Book Review: Gunfight
By Samir Shukla
What are icons of Americanism? Apple pie and baseball come to mind. Add to that a piece of hardware that has thoroughly permeated American lives and politics. Guns. They also seemingly project American culture to the outside world, for better or worse, more so than anything else. The debates on gun ownership and the 2nd Amendment rile our social and political discourses. Everyone has an opinion on the matter and balancing the constitutional rights while working to reduce violence due to guns is an endless debate. When I saw the cover of the book Gunfight, it immediately drew me in to read the book. It's a fantastic look at the firearms industry from an insider's view. Below is my review:
My Battle Against the Industry that Radicalized America
Author: Ryan Busse
“I am responsible for selling millions of guns," author Ryan Busse writes in the prologue of his book Gunfight. The book is an eye-opening tome written by an insider, a former large firearms company executive and NRA (National Rifle Association) member who worked in the gun industry for decades. America's gun industry is a multibillion-dollar behemoth. Hundreds of millions of firearms are owned by Americans in every corner of the country.

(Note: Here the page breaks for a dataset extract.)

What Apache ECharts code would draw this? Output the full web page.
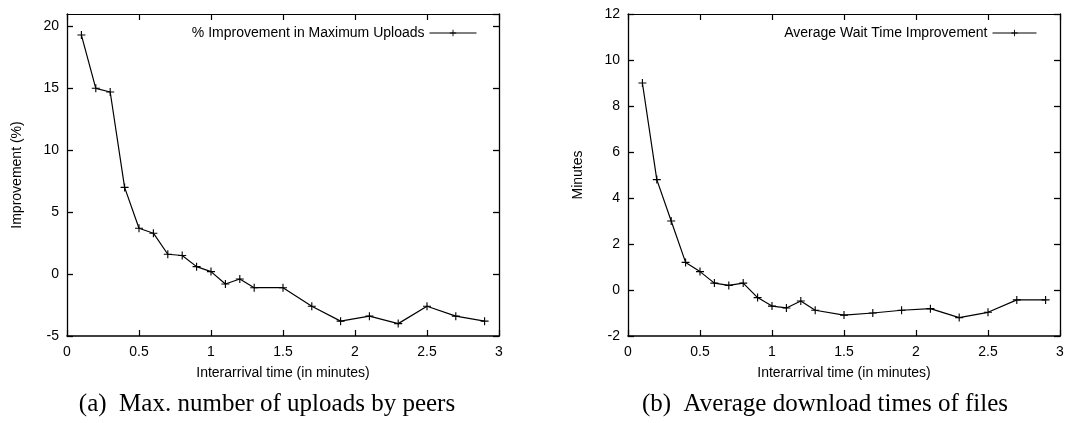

Busse writes about how the firearms industry at one time “abhorred extremism and prided itself on gun safety has now become mired in fostering extremism and racism, radicalizing the nation and bringing cultural division to a boiling point." Busse is a hunter, outdoorsman, and conservationist, all things he says the firearms industry was built on. He spent over 30 years in the industry and built a successful career selling millions of firearms for one of America's most popular gun companies.

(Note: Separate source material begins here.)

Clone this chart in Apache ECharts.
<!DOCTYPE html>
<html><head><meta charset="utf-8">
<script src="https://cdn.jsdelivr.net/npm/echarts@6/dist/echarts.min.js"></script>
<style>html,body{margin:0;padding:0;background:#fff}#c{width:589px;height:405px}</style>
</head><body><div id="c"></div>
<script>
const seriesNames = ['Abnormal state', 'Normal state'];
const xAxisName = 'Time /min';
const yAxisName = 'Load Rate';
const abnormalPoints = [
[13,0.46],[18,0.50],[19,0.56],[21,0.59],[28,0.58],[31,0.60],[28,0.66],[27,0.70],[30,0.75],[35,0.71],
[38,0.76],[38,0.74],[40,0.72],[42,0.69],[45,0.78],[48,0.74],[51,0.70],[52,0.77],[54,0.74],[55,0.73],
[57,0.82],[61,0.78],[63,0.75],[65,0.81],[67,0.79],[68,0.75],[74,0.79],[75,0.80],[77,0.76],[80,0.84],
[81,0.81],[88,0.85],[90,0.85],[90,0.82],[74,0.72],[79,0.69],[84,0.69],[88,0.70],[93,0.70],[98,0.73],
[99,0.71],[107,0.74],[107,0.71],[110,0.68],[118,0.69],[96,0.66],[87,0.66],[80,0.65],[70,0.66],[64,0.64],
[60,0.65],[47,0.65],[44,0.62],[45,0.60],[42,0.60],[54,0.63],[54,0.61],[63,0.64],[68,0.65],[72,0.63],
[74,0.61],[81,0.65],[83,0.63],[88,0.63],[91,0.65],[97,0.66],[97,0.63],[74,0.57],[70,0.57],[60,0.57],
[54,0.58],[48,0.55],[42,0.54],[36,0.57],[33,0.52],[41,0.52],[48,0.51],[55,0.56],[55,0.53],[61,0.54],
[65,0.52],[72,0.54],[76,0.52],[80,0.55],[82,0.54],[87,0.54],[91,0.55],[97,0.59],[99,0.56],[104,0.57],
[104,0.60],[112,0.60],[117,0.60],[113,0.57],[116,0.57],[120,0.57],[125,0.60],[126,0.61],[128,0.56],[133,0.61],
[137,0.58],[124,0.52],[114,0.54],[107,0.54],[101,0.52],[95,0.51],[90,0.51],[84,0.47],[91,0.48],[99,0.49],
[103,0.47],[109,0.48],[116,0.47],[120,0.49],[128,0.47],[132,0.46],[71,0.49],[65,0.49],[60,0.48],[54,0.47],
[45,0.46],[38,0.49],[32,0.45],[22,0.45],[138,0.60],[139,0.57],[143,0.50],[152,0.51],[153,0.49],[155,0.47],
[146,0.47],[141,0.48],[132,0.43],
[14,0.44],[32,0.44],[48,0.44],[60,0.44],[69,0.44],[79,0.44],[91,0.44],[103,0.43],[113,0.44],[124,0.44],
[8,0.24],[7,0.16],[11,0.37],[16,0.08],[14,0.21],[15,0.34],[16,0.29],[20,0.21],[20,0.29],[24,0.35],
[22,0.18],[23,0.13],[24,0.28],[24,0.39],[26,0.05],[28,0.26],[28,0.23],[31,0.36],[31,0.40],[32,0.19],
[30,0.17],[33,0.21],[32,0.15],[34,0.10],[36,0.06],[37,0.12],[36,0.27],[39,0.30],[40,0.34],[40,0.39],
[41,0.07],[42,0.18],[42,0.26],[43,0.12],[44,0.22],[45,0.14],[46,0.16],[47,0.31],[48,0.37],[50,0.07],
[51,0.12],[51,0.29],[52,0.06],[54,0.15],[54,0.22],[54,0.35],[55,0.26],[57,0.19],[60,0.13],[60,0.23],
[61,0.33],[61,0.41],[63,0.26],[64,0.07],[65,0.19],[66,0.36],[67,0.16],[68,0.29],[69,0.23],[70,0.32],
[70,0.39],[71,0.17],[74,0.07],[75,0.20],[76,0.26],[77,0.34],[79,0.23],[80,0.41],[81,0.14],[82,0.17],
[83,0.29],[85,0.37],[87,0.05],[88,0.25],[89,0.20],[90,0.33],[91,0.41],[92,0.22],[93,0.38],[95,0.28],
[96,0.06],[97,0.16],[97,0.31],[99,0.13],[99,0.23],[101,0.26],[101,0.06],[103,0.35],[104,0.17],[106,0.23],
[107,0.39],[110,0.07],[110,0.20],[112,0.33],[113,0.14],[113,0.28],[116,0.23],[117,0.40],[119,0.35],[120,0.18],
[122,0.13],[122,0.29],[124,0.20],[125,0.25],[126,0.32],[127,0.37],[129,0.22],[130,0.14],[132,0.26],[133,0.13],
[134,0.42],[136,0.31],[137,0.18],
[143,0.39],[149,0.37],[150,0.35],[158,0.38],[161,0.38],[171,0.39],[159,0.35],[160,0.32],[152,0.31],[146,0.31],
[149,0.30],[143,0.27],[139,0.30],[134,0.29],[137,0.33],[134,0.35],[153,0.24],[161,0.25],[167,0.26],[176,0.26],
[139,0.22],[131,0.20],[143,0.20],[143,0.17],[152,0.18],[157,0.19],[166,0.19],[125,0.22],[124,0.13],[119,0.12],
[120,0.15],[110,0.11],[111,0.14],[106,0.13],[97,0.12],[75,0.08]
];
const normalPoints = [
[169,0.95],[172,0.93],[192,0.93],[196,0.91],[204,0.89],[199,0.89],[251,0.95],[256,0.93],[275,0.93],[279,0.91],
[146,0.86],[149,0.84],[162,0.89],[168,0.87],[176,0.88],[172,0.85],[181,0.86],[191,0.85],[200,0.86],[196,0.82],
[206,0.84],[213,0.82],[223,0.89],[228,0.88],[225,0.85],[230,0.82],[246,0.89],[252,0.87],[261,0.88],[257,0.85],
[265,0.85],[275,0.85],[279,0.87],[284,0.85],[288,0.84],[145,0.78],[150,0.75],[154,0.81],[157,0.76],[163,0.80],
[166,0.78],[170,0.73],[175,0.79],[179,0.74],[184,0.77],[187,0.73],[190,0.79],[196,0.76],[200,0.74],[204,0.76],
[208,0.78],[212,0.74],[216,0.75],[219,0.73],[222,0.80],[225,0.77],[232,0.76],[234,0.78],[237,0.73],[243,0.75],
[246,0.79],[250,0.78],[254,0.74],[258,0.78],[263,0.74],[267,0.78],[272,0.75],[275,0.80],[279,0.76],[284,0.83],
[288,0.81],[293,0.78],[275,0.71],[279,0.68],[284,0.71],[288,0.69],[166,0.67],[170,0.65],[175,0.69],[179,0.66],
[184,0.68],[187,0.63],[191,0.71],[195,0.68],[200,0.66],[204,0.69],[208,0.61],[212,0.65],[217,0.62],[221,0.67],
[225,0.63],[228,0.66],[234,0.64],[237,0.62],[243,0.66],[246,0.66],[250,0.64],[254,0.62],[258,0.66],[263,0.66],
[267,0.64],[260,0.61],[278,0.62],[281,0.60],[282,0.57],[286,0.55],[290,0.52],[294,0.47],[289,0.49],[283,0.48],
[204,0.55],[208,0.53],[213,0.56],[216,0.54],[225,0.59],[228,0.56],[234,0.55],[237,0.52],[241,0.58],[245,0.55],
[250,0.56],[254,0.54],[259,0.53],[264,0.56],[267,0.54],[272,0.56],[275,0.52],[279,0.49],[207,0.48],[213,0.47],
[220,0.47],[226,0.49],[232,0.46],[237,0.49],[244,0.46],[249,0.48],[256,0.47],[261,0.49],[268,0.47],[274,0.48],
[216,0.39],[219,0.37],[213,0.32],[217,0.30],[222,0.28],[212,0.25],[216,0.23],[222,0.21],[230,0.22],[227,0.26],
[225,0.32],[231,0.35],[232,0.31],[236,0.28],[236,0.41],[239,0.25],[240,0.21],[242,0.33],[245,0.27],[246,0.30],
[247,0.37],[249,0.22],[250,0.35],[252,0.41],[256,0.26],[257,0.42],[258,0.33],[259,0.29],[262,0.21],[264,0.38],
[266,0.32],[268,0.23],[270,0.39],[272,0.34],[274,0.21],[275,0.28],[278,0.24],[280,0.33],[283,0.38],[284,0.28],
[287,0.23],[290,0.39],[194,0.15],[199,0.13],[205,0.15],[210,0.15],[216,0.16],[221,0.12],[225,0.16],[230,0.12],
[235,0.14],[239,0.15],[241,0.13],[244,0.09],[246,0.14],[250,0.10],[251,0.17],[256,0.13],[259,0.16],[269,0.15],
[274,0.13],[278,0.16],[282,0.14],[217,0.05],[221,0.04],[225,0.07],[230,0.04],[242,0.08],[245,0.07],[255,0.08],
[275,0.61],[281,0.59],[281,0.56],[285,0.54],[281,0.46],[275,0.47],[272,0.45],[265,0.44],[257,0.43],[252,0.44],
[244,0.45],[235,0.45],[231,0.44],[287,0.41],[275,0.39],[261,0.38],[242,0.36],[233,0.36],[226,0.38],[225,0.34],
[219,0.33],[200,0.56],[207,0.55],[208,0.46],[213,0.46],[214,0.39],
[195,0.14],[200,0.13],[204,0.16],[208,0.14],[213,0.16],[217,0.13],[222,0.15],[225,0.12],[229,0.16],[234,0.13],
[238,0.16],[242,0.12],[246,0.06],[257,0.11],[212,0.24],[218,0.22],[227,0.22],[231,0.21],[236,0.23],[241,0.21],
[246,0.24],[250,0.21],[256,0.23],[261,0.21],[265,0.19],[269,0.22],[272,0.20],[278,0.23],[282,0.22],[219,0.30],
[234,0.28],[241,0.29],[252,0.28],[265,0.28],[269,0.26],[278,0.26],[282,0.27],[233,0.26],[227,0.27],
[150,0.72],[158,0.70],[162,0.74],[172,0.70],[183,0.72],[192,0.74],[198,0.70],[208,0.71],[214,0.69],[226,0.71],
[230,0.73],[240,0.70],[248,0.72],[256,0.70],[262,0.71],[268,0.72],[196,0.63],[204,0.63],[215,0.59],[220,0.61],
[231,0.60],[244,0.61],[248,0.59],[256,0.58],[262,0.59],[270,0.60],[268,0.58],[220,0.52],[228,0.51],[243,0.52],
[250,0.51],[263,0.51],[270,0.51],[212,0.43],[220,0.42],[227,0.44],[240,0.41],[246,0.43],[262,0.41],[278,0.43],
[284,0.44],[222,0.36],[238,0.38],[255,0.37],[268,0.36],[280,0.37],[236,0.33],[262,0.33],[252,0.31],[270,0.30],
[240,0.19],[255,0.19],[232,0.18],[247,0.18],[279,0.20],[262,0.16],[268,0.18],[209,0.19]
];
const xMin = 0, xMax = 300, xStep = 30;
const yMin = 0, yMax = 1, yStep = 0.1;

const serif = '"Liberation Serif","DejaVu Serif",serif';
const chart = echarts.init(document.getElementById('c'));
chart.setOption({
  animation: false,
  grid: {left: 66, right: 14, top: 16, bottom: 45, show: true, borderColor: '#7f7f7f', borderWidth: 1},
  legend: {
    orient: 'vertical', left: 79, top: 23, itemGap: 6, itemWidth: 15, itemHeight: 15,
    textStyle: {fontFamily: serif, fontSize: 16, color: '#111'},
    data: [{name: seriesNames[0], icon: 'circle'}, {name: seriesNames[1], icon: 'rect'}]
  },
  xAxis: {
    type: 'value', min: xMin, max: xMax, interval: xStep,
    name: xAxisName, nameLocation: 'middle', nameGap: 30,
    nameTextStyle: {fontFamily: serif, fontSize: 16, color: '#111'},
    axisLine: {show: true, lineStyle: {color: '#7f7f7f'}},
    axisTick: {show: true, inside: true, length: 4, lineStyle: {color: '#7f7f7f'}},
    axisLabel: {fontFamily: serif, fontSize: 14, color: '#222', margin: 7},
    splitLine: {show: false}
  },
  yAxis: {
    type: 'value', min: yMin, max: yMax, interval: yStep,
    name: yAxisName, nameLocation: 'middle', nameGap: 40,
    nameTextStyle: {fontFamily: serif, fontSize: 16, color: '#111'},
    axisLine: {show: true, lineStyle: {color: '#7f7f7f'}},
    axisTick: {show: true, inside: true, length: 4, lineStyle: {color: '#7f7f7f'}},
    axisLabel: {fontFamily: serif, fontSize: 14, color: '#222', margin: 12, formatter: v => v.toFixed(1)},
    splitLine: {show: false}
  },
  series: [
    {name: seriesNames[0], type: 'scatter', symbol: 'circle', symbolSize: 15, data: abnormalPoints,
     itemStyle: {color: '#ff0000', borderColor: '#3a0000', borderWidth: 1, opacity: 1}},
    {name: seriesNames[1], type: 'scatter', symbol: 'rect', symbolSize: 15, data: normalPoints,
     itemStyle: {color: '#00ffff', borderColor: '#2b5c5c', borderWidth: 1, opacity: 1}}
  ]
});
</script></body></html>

He became disillusioned with the way the industry was evolving, with the NRA becoming more radical in its political leanings and gunmakers profiting from the fears spewed by politicians. Busse eventually left the industry.
He says the lure of massive profits derailed the industry from its “self-imposed decency" to lock arms with “hardline conservatism and internal policing, which have created irreparable division in the country's politics and society in general."
“By the time Obama's presidency came to an end, the industry had recorded more than 101 million gun sales, a 75 percent increase over the administration of George W. Bush." He writes in the book, explaining that the industry feeds on fear and propaganda that guns will be taken away from the average citizen if any gun control legislation is considered or passed.
The book exposes the secretive industry from an insider's point of view. It shows how America's gun industry shifted from “prioritizing safety and ethics to one that is addicted to fear, conspiracy, intolerance, and secrecy."
He is especially troubled by the profusion of military style weapons. Busse talks openly about his own transformation where he eventually got disillusioned and left his lucrative job and the firearms industry. He bemoans how talking about his own conscience, or even simple common sense gun control measures, became an act of treason in the eyes of the folks he worked with, as the industry demands intense loyalty.